1. Identify key clients.

Obviously, you do not have to worry about every client, but it is important to take care of your most important clients. If you have already identified clients as "A", "B" and "C" clients, then you have done a lot of the work.

When you identify key clients, you will want to take into account the following factors:

  • Audit or tax client
  • Annual fees
  • Services provided
  • Realization and profitability of the engagement
  • Client reputation in the marketplace
  • Importance of client to your niche area
  • History of client services and service peculiarities about client

2. Identify key client advisors.

Care must be taken when transitioning a client to a new service provider. The ideal situation would be to transition the client to another partner or manager who already has familiarity with the client. Having more than one person in the firm serving as a relationship manager is a foundational strategy for effective client transition. The retiring partner and the managing partner/executive committee should approve all transfers.

When you identify key client advisors, take into consideration the following factors:

  • The individual's knowledge of the client and/or the industry/niche
  • The chemistry and personality of the new advisor with the client
  • The existing workload of the new advisor
  • The willingness and enthusiasm of the new advisors to take on the client – never push a key client account to another service provider

3. Maintain upfront communication.

It is important to involve the client in the transition process.

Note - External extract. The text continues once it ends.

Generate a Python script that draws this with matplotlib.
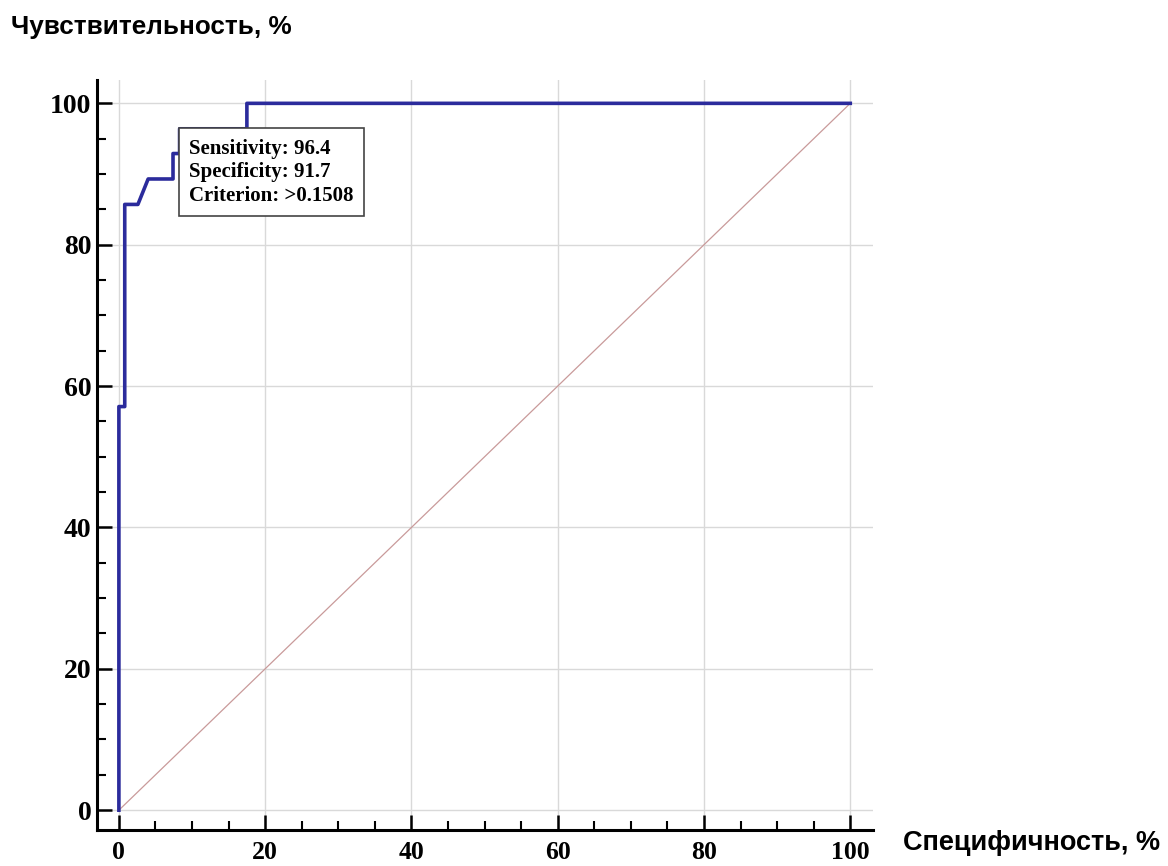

This is usually a multistep approach.

  • First, you need to inform the client that you will be retiring in the next two to three years.
  • Second, that as an important client of the firm, you want to make sure that they continue to receive the same level of service they have been receiving.
  • Third, you want to discuss with them the potential person who would take over the account.
  • Fourth, introduce them to the individual so that they can become comfortable with their new service provider while you are still with the firm.

4. Plan one-on-one meetings.

Key client accounts deserve and require a face-to-face meeting. This is an important time to let the client know your retirement plans and get their input into the transition plan.

As the new partner proceeds through the grooming process, all communications should be handled by the new partner. A post-engagement review is handled by the new partner and the transitioning partner. Finally, the "new partner" is ready to handle every aspect of the client relationship while the retiring partner assumes a supervisory position.

5. Maintain fees.

During the first year of transition, you will probably want to maintain current fees for the client engagement, or raise them slightly. It is important that you do not provide the client with opportunities to look elsewhere.

6. Schedule a first-year followup meeting.

It is important to have a followup meeting with the client after either six months or one year after the new partner takes over. This can be done by the managing partner or the firm's marketing director. This provides the client with a vehicle to voice any dissatisfaction with the service or service provider.